■ WHAT IS NEEDED ■
Repeat the entries below exactly as they appear, with no pictures.

(Figure scripts)
## Begin

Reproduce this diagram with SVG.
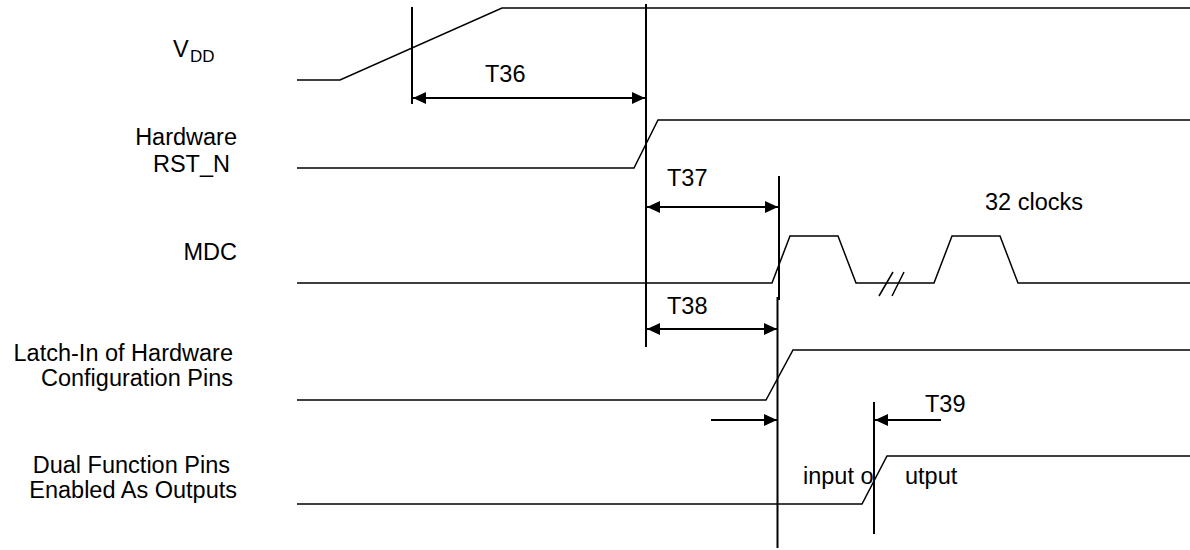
<svg xmlns="http://www.w3.org/2000/svg" width="1190" height="550" viewBox="0 0 1190 550">
<style>
text{font-family:"Liberation Sans",Arial,sans-serif;font-size:23.5px;fill:#000}
.lbl{text-anchor:end}
.sub{font-size:17px}
.wave{fill:none;stroke:#000;stroke-width:1.5;stroke-linejoin:miter}
.mark{fill:none;stroke:#000;stroke-width:2}
.arr{fill:none;stroke:#000;stroke-width:2}
</style>
<defs>
<marker id="ah" viewBox="0 0 13 12" refX="13" refY="6" markerWidth="13" markerHeight="12" markerUnits="userSpaceOnUse" orient="auto-start-reverse">
<path d="M0,0 L13,6 L0,12 z" fill="#000"/>
</marker>
</defs>
<rect width="1190" height="550" fill="#fff"/>
<g id="vdd">
<text x="173" y="57">V<tspan class="sub" x="190" y="62">DD</tspan></text>
<path class="wave" d="M297,80 L340,80 L502,8 L1190,8"/>
</g>
<g id="rst_n">
<text class="lbl" x="237" y="145">Hardware</text>
<text class="lbl" x="230" y="172">RST_N</text>
<path class="wave" d="M297,168 L634,168 L658,120 L1190,120"/>
</g>
<g id="mdc">
<text class="lbl" x="237" y="260">MDC</text>
<path class="wave" d="M297,283 L772,283 L790,236 L838,236 L856,283 L934,283 L952,236 L1000,236 L1018,283 L1190,283"/>
<path class="wave" d="M879,296 L893,272 M892,296 L904,272"/>
<text x="985" y="210">32 clocks</text>
</g>
<g id="latch">
<text class="lbl" x="233" y="361">Latch-In of Hardware</text>
<text class="lbl" x="233" y="386">Configuration Pins</text>
<path class="wave" d="M297,400 L766,400 L793,350 L1190,350"/>
</g>
<g id="dual">
<text class="lbl" x="230" y="473">Dual Function Pins</text>
<text class="lbl" x="237" y="498">Enabled As Outputs</text>
<path class="wave" d="M297,504 L862,504 L887,456 L1190,456"/>
<text x="803" y="484">input o</text>
<text x="905" y="484">utput</text>
</g>
<g id="connectors">
<line class="mark" x1="412" y1="7" x2="412" y2="104"/>
<line class="mark" x1="646" y1="4" x2="646" y2="347"/>
<line class="mark" x1="779" y1="176" x2="779" y2="300"/>
<line class="mark" x1="777.5" y1="297" x2="777.5" y2="548"/>
<line class="mark" x1="874" y1="402" x2="874" y2="534"/>
<line class="arr" x1="413" y1="98" x2="645" y2="98" marker-start="url(#ah)" marker-end="url(#ah)"/>
<line class="arr" x1="647" y1="207" x2="778" y2="207" marker-start="url(#ah)" marker-end="url(#ah)"/>
<line class="arr" x1="647" y1="329" x2="777" y2="329" marker-start="url(#ah)" marker-end="url(#ah)"/>
<line class="arr" x1="711" y1="420" x2="777" y2="420" marker-end="url(#ah)"/>
<line class="arr" x1="941" y1="420" x2="875" y2="420" marker-end="url(#ah)"/>
<text x="485" y="82">T36</text>
<text x="667" y="186">T37</text>
<text x="667" y="314">T38</text>
<text x="925" y="412">T39</text>
</g>
</svg>
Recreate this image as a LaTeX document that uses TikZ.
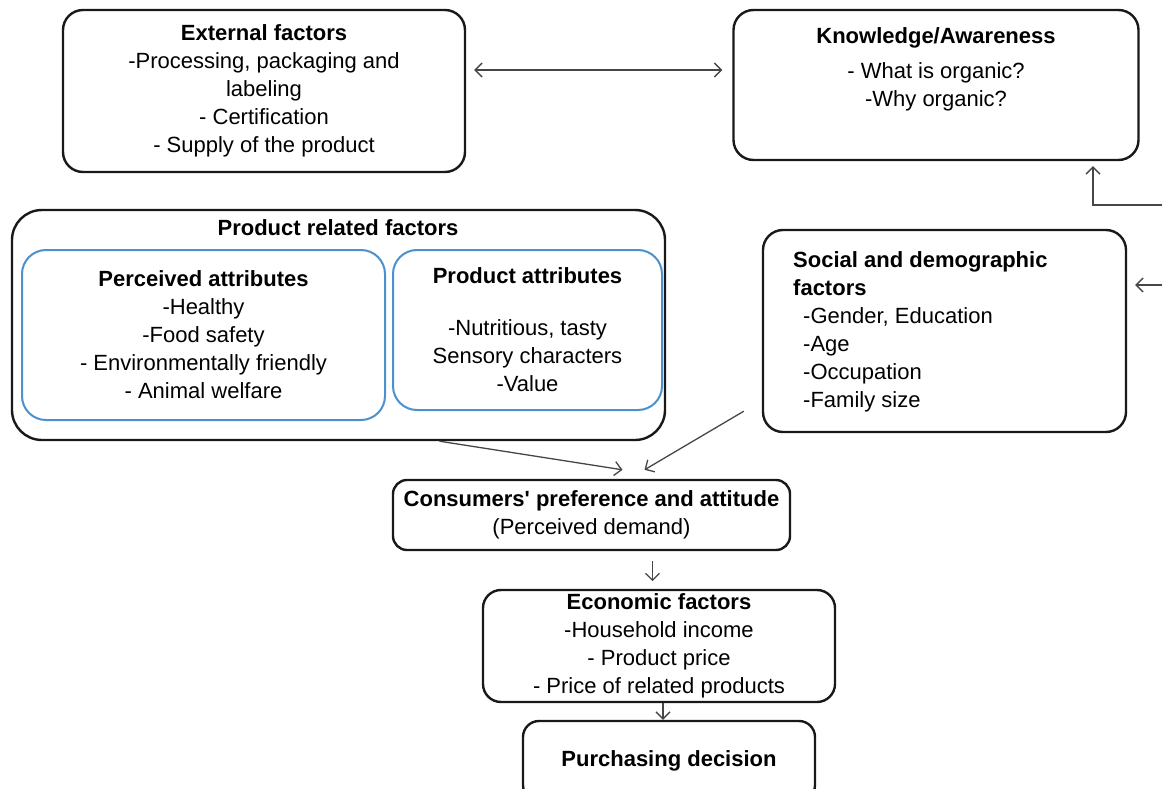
\documentclass[tikz,border=0pt]{standalone}
\usepackage{fontspec}
\setmainfont{Liberation Sans}
\usetikzlibrary{shapes.geometric, arrows, arrows.meta}
\definecolor{attrblue}{RGB}{75,145,205}
\definecolor{linkgray}{RGB}{70,70,70}
\tikzstyle{factor} = [rectangle, rounded corners=20pt, draw=black!90, line width=2.4pt, align=center, inner sep=0pt]
\tikzstyle{attr} = [rectangle, rounded corners=24pt, draw=attrblue, line width=2pt, align=center, inner sep=0pt]
\tikzstyle{txt} = [align=center, inner sep=0pt]
\tikzstyle{arrow} = [->, >={Straight Barb[length=7pt,width=14pt]}, draw=linkgray, line width=1.3pt]

\begin{document}
\begin{tikzpicture}[x=1pt, y=-1pt, font=\fontsize{22}{28}\selectfont]
\useasboundingbox (0,0) rectangle (1162,789);
\clip (0,0) rectangle (1162,789);

% top row
\node (ext) [factor, minimum width=402pt, minimum height=162pt] at (264,91) {\textbf{External factors}\\-Processing, packaging and\\labeling\\- Certification\\- Supply of the product};
\node (know) [factor, minimum width=405pt, minimum height=150pt] at (936,85) {};
\node (knowtxt) [txt, anchor=north] at (936,27) {\textbf{Knowledge/Awareness}\\[7pt]- What is organic?\\-Why organic?};
\draw [arrow, <->] ([yshift=21pt, xshift=8pt]ext.east) -- ([yshift=15pt, xshift=-10pt]know.west);

% product related factors
\node (prod) [factor, rounded corners=30pt, minimum width=653pt, minimum height=230pt] at (338.5,325) {};
\node (prodtxt) [txt, anchor=north] at (338,219) {\textbf{Product related factors}};
\node (perc) [attr, minimum width=363pt, minimum height=170pt] at (203.5,335) {\textbf{Perceived attributes}\\-Healthy\\-Food safety\\- Environmentally friendly\\- Animal welfare};
\node (pattr) [attr, minimum width=269pt, minimum height=160pt] at (527.5,330) {\textbf{Product attributes}\\[24pt]-Nutritious, tasty\\Sensory characters\\-Value};

% social and demographic factors
\node (social) [factor, minimum width=363pt, minimum height=202pt] at (944.5,331) {};
\node (socialtxt) [txt, align=left, anchor=north west] at (793,251) {\textbf{Social and demographic}\\\textbf{factors}\\\hspace*{10pt}-Gender, Education\\\hspace*{10pt}-Age\\\hspace*{10pt}-Occupation\\\hspace*{10pt}-Family size};
\coordinate (edgeA) at (1162,205);
\coordinate (edgeB) at (1162,285);
\draw [arrow] (edgeA) -| ([xshift=157pt, yshift=-5pt]know.south);
\draw [arrow] (edgeB) -- ([xshift=8pt, yshift=46pt]social.east);

% demand chain
\node (cons) [factor, rounded corners=14pt, minimum width=397pt, minimum height=70pt] at (591.5,515) {\textbf{Consumers\textquotesingle{} preference and attitude}\\(Perceived demand)};
\node (econ) [factor, rounded corners=18pt, minimum width=352pt, minimum height=112pt] at (659,646) {\textbf{Economic factors}\\-Household income\\- Product price\\- Price of related products};
\node (purch) [factor, rounded corners=16pt, minimum width=292pt, minimum height=80pt] at (669,761) {\textbf{Purchasing decision}};
\draw [arrow] ([xshift=101pt]prod.south) -- ([xshift=31pt, yshift=9pt]cons.north);
\draw [arrow] ([xshift=-18pt, yshift=22pt]social.south west) -- ([xshift=53pt, yshift=9pt]cons.north);
\draw [arrow] ([xshift=61pt, yshift=-10pt]cons.south) -- ([xshift=61pt, yshift=-30pt]cons.south);
\draw [arrow] ([xshift=4pt]econ.south) -- ([xshift=-6pt]purch.north);
\end{tikzpicture}
\end{document}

## End

■ PROBLEM SOLUTION ■
Reproduce this diagram with SVG.
<svg xmlns="http://www.w3.org/2000/svg" width="1190" height="550" viewBox="0 0 1190 550">
<style>
text{font-family:"Liberation Sans",Arial,sans-serif;font-size:23.5px;fill:#000}
.lbl{text-anchor:end}
.sub{font-size:17px}
.wave{fill:none;stroke:#000;stroke-width:1.5;stroke-linejoin:miter}
.mark{fill:none;stroke:#000;stroke-width:2}
.arr{fill:none;stroke:#000;stroke-width:2}
</style>
<defs>
<marker id="ah" viewBox="0 0 13 12" refX="13" refY="6" markerWidth="13" markerHeight="12" markerUnits="userSpaceOnUse" orient="auto-start-reverse">
<path d="M0,0 L13,6 L0,12 z" fill="#000"/>
</marker>
</defs>
<rect width="1190" height="550" fill="#fff"/>
<g id="vdd">
<text x="173" y="57">V<tspan class="sub" x="190" y="62">DD</tspan></text>
<path class="wave" d="M297,80 L340,80 L502,8 L1190,8"/>
</g>
<g id="rst_n">
<text class="lbl" x="237" y="145">Hardware</text>
<text class="lbl" x="230" y="172">RST_N</text>
<path class="wave" d="M297,168 L634,168 L658,120 L1190,120"/>
</g>
<g id="mdc">
<text class="lbl" x="237" y="260">MDC</text>
<path class="wave" d="M297,283 L772,283 L790,236 L838,236 L856,283 L934,283 L952,236 L1000,236 L1018,283 L1190,283"/>
<path class="wave" d="M879,296 L893,272 M892,296 L904,272"/>
<text x="985" y="210">32 clocks</text>
</g>
<g id="latch">
<text class="lbl" x="233" y="361">Latch-In of Hardware</text>
<text class="lbl" x="233" y="386">Configuration Pins</text>
<path class="wave" d="M297,400 L766,400 L793,350 L1190,350"/>
</g>
<g id="dual">
<text class="lbl" x="230" y="473">Dual Function Pins</text>
<text class="lbl" x="237" y="498">Enabled As Outputs</text>
<path class="wave" d="M297,504 L862,504 L887,456 L1190,456"/>
<text x="803" y="484">input o</text>
<text x="905" y="484">utput</text>
</g>
<g id="connectors">
<line class="mark" x1="412" y1="7" x2="412" y2="104"/>
<line class="mark" x1="646" y1="4" x2="646" y2="347"/>
<line class="mark" x1="779" y1="176" x2="779" y2="300"/>
<line class="mark" x1="777.5" y1="297" x2="777.5" y2="548"/>
<line class="mark" x1="874" y1="402" x2="874" y2="534"/>
<line class="arr" x1="413" y1="98" x2="645" y2="98" marker-start="url(#ah)" marker-end="url(#ah)"/>
<line class="arr" x1="647" y1="207" x2="778" y2="207" marker-start="url(#ah)" marker-end="url(#ah)"/>
<line class="arr" x1="647" y1="329" x2="777" y2="329" marker-start="url(#ah)" marker-end="url(#ah)"/>
<line class="arr" x1="711" y1="420" x2="777" y2="420" marker-end="url(#ah)"/>
<line class="arr" x1="941" y1="420" x2="875" y2="420" marker-end="url(#ah)"/>
<text x="485" y="82">T36</text>
<text x="667" y="186">T37</text>
<text x="667" y="314">T38</text>
<text x="925" y="412">T39</text>
</g>
</svg>
Recreate this image as a LaTeX document that uses TikZ.
\documentclass[tikz,border=0pt]{standalone}
\usepackage{fontspec}
\setmainfont{Liberation Sans}
\usetikzlibrary{shapes.geometric, arrows, arrows.meta}
\definecolor{attrblue}{RGB}{75,145,205}
\definecolor{linkgray}{RGB}{70,70,70}
\tikzstyle{factor} = [rectangle, rounded corners=20pt, draw=black!90, line width=2.4pt, align=center, inner sep=0pt]
\tikzstyle{attr} = [rectangle, rounded corners=24pt, draw=attrblue, line width=2pt, align=center, inner sep=0pt]
\tikzstyle{txt} = [align=center, inner sep=0pt]
\tikzstyle{arrow} = [->, >={Straight Barb[length=7pt,width=14pt]}, draw=linkgray, line width=1.3pt]

\begin{document}
\begin{tikzpicture}[x=1pt, y=-1pt, font=\fontsize{22}{28}\selectfont]
\useasboundingbox (0,0) rectangle (1162,789);
\clip (0,0) rectangle (1162,789);

% top row
\node (ext) [factor, minimum width=402pt, minimum height=162pt] at (264,91) {\textbf{External factors}\\-Processing, packaging and\\labeling\\- Certification\\- Supply of the product};
\node (know) [factor, minimum width=405pt, minimum height=150pt] at (936,85) {};
\node (knowtxt) [txt, anchor=north] at (936,27) {\textbf{Knowledge/Awareness}\\[7pt]- What is organic?\\-Why organic?};
\draw [arrow, <->] ([yshift=21pt, xshift=8pt]ext.east) -- ([yshift=15pt, xshift=-10pt]know.west);

% product related factors
\node (prod) [factor, rounded corners=30pt, minimum width=653pt, minimum height=230pt] at (338.5,325) {};
\node (prodtxt) [txt, anchor=north] at (338,219) {\textbf{Product related factors}};
\node (perc) [attr, minimum width=363pt, minimum height=170pt] at (203.5,335) {\textbf{Perceived attributes}\\-Healthy\\-Food safety\\- Environmentally friendly\\- Animal welfare};
\node (pattr) [attr, minimum width=269pt, minimum height=160pt] at (527.5,330) {\textbf{Product attributes}\\[24pt]-Nutritious, tasty\\Sensory characters\\-Value};

% social and demographic factors
\node (social) [factor, minimum width=363pt, minimum height=202pt] at (944.5,331) {};
\node (socialtxt) [txt, align=left, anchor=north west] at (793,251) {\textbf{Social and demographic}\\\textbf{factors}\\\hspace*{10pt}-Gender, Education\\\hspace*{10pt}-Age\\\hspace*{10pt}-Occupation\\\hspace*{10pt}-Family size};
\coordinate (edgeA) at (1162,205);
\coordinate (edgeB) at (1162,285);
\draw [arrow] (edgeA) -| ([xshift=157pt, yshift=-5pt]know.south);
\draw [arrow] (edgeB) -- ([xshift=8pt, yshift=46pt]social.east);

% demand chain
\node (cons) [factor, rounded corners=14pt, minimum width=397pt, minimum height=70pt] at (591.5,515) {\textbf{Consumers\textquotesingle{} preference and attitude}\\(Perceived demand)};
\node (econ) [factor, rounded corners=18pt, minimum width=352pt, minimum height=112pt] at (659,646) {\textbf{Economic factors}\\-Household income\\- Product price\\- Price of related products};
\node (purch) [factor, rounded corners=16pt, minimum width=292pt, minimum height=80pt] at (669,761) {\textbf{Purchasing decision}};
\draw [arrow] ([xshift=101pt]prod.south) -- ([xshift=31pt, yshift=9pt]cons.north);
\draw [arrow] ([xshift=-18pt, yshift=22pt]social.south west) -- ([xshift=53pt, yshift=9pt]cons.north);
\draw [arrow] ([xshift=61pt, yshift=-10pt]cons.south) -- ([xshift=61pt, yshift=-30pt]cons.south);
\draw [arrow] ([xshift=4pt]econ.south) -- ([xshift=-6pt]purch.north);
\end{tikzpicture}
\end{document}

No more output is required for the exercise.